Karaca ve Çınar, bunlar en büyükleriydi. Karaca Alsancak Sevgi Yolu'nun sonunda, Çınar Konak'ta Yeni Karamürsel Mağazaları'nın üstündeydi. Kemeraltı'nda dörder salonlu Şan ve Sema sinemalarıyla, üç salonlu Konak sineması bulunurdu. Bornova'da Çamlıca ve Batı, Nokta'da Hatay, Karşıyaka'da Deniz sinemalarını da sayınca zaten İzmir'deki sinema salonları bitiyordu. Bugün bunlardan yalnızca Karaca sineması ayakta kaldı, devasa salonunu birkaç parçaya böldü ve Başka Sinema salonlarından biri olarak (http://www.baskasinema.com) ilk çıktığı dönemin aksine, bugün sanat filmi ağırlıklı bir program izliyor. Benim Karaca sineması ile tanışmam ise, sinemada gittiğimiz ilk büyük prodüksiyon film olan Jurassic Park ile başladı. O dönemin çocukları gayet net hatırlayacaktır, filmin gösterime girmesi ile piyasada Dinozorlar diye bir ilkgençlik dergisinin türemesi aynı zamana denk geldi. Açılış sayısında derginin ortasındaki dinozor resmini üç boyutlu görmeye yarayan bir kağıt gözlük hediye etti. Ben bu gözlükle beraber dergiyi almayı bıraktım, düzenli alanlar ise uzun aylar sonunda 30-40 cm boylarında bir T-Rex maket oyuncağına kavuştular. Filmi izlediğimiz gün, Dolby Digital ses eşliğinde merak, heyecan ve korkuyu bir arada yaşadığımı hatırlıyorum.

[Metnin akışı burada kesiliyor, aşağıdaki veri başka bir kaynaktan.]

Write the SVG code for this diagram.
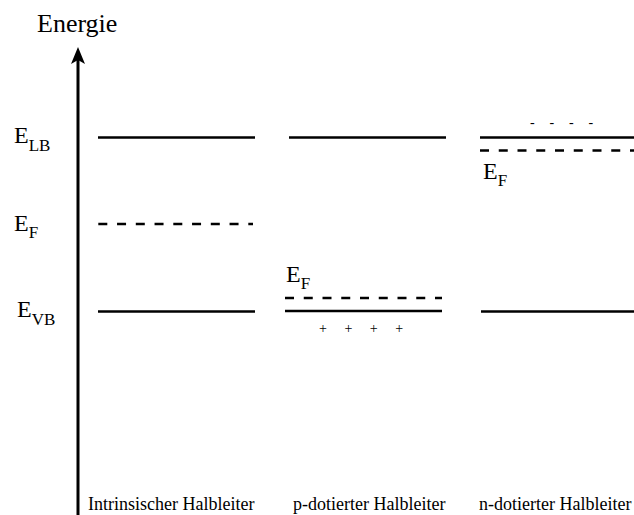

Bizim nesil, kaliteli çocuk dergilerine yetişmiş son nesil.
Kapanana kadar Türk çocuk dergiciliğinin çınarı olan Doğan Kardeş (sonradan Manga mecmuası olarak hortlayan ile bambaşka kulvarlardalar), Bando, Milliyet Kardeş; özellikle bu üç dergi, okumayı söktükten sonra her ay evimize girdi, baştan sona okundu, tüm çizgi öyküleri ve zıpır bilmeceleri ezberlendi, tüm zeka oyunları çözüldü. Bu durumun bana kattığı en güzel şey, uzun yıllar sürecek bir dergi okuma alışkanlığı oldu. Okuduğum çocuk dergileri kapanırken, dünyada Disney ikinci baharını yaşıyor, Alaaddin, Arslan Kral, Pocahontas, 101 Dalmaçyalı filmleri üst üste gişe rekorları kırıyor, TV'de Duck Tales, gazete bayilerinde ise Donald Amca, Disney Dünyası gibi dergiler gırla gidiyor, çocuk yaştan başlayan dergi okuma alışkanlığıyla bunlar da evimize giriyor, benim tarafımdan en az iki tur okunuyordu. Ortaokulda ise takip edilecek dergi boşluğuna ilaç gibi gelen bir kültür kaynağı ile tanıştım: Sinema Dergisi. Tüm sayıları halen sevgiyle kütüphanemde duran ve en güzel koleksiyonum diyebileceğim bu güzide dergi, beni yönetmenlerle, janrlarla, eleştirmenlerle, oyuncularla, kült filmler ve modern klasiklerle, festival filmleri ve akademi ödülleriyle, kısaca baştan sonra sinefillikle tanıştırdı. Sonrası film izlemek, anlamaya ve yorumlamaya çalışmakla geçti.